(Records from a dataset)
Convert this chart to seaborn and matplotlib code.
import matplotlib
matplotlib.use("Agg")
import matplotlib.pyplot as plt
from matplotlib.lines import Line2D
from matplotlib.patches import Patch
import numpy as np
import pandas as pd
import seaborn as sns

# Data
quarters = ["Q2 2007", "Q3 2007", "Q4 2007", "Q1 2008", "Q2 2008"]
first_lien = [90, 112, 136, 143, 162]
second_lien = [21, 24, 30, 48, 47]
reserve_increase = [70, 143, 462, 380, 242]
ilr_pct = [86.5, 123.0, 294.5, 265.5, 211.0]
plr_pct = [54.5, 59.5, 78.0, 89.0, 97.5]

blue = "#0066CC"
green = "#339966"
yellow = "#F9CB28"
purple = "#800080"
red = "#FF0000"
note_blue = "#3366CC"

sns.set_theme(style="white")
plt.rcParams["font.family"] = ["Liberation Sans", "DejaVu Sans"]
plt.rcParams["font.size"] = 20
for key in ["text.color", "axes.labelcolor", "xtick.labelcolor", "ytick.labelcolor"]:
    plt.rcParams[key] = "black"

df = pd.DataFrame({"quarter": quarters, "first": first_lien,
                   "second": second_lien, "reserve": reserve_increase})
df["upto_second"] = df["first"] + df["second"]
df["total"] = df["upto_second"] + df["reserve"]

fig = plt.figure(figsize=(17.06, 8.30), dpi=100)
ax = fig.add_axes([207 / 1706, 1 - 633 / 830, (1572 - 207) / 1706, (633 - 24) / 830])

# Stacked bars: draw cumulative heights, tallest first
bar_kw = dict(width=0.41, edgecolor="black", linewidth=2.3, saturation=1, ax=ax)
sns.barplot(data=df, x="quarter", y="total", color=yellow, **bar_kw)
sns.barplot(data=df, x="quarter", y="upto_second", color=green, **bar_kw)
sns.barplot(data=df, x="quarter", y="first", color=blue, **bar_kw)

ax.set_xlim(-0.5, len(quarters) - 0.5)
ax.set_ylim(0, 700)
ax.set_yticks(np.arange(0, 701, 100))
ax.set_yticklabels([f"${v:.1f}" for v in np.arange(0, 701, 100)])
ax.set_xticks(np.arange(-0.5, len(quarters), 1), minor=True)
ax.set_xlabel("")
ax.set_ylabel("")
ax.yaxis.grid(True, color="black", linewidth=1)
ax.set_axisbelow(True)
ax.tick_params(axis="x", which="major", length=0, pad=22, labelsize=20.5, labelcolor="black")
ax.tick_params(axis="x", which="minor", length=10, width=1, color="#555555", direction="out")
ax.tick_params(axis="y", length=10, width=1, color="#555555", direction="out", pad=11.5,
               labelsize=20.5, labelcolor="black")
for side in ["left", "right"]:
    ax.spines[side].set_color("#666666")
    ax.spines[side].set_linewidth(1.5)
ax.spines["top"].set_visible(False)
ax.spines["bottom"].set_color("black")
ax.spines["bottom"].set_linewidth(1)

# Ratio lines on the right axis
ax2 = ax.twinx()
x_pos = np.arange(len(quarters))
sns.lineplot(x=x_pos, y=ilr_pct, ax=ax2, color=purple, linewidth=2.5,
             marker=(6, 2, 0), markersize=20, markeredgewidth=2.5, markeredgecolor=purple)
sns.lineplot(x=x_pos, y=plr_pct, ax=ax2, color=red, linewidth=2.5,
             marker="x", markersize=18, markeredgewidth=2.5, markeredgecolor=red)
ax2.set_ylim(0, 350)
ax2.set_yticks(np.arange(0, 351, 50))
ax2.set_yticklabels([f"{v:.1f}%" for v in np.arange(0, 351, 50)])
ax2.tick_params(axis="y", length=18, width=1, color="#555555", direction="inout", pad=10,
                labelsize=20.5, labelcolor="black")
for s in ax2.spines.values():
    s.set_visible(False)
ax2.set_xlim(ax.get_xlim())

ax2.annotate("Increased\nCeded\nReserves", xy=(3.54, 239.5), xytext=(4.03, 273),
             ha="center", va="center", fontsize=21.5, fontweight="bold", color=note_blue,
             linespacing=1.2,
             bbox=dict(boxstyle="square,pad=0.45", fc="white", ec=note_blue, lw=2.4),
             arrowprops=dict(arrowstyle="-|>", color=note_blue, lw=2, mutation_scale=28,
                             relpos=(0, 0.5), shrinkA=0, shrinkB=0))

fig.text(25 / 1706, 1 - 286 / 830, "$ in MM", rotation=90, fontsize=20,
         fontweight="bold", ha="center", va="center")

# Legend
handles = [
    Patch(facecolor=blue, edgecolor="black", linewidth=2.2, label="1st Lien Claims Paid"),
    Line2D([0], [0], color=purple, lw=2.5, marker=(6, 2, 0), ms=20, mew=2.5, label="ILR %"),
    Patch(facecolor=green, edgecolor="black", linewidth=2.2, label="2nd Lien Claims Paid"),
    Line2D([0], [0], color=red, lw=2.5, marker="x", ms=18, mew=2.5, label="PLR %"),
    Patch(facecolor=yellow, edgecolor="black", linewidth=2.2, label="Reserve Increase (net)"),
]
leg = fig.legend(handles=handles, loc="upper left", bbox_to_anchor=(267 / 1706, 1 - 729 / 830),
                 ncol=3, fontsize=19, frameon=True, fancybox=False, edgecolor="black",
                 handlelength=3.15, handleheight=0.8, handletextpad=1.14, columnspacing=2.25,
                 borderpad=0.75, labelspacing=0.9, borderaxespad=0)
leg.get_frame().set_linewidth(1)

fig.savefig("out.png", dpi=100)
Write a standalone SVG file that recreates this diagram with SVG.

### SET PROBLEM:
Include the first line, the line containing "ax = fig.add_axes([207", and every line between them, copied exactly from the material above; output no other line.

### RESPONSE:
Convert this chart to seaborn and matplotlib code.
import matplotlib
matplotlib.use("Agg")
import matplotlib.pyplot as plt
from matplotlib.lines import Line2D
from matplotlib.patches import Patch
import numpy as np
import pandas as pd
import seaborn as sns

# Data
quarters = ["Q2 2007", "Q3 2007", "Q4 2007", "Q1 2008", "Q2 2008"]
first_lien = [90, 112, 136, 143, 162]
second_lien = [21, 24, 30, 48, 47]
reserve_increase = [70, 143, 462, 380, 242]
ilr_pct = [86.5, 123.0, 294.5, 265.5, 211.0]
plr_pct = [54.5, 59.5, 78.0, 89.0, 97.5]

blue = "#0066CC"
green = "#339966"
yellow = "#F9CB28"
purple = "#800080"
red = "#FF0000"
note_blue = "#3366CC"

sns.set_theme(style="white")
plt.rcParams["font.family"] = ["Liberation Sans", "DejaVu Sans"]
plt.rcParams["font.size"] = 20
for key in ["text.color", "axes.labelcolor", "xtick.labelcolor", "ytick.labelcolor"]:
    plt.rcParams[key] = "black"

df = pd.DataFrame({"quarter": quarters, "first": first_lien,
                   "second": second_lien, "reserve": reserve_increase})
df["upto_second"] = df["first"] + df["second"]
df["total"] = df["upto_second"] + df["reserve"]

fig = plt.figure(figsize=(17.06, 8.30), dpi=100)
ax = fig.add_axes([207 / 1706, 1 - 633 / 830, (1572 - 207) / 1706, (633 - 24) / 830])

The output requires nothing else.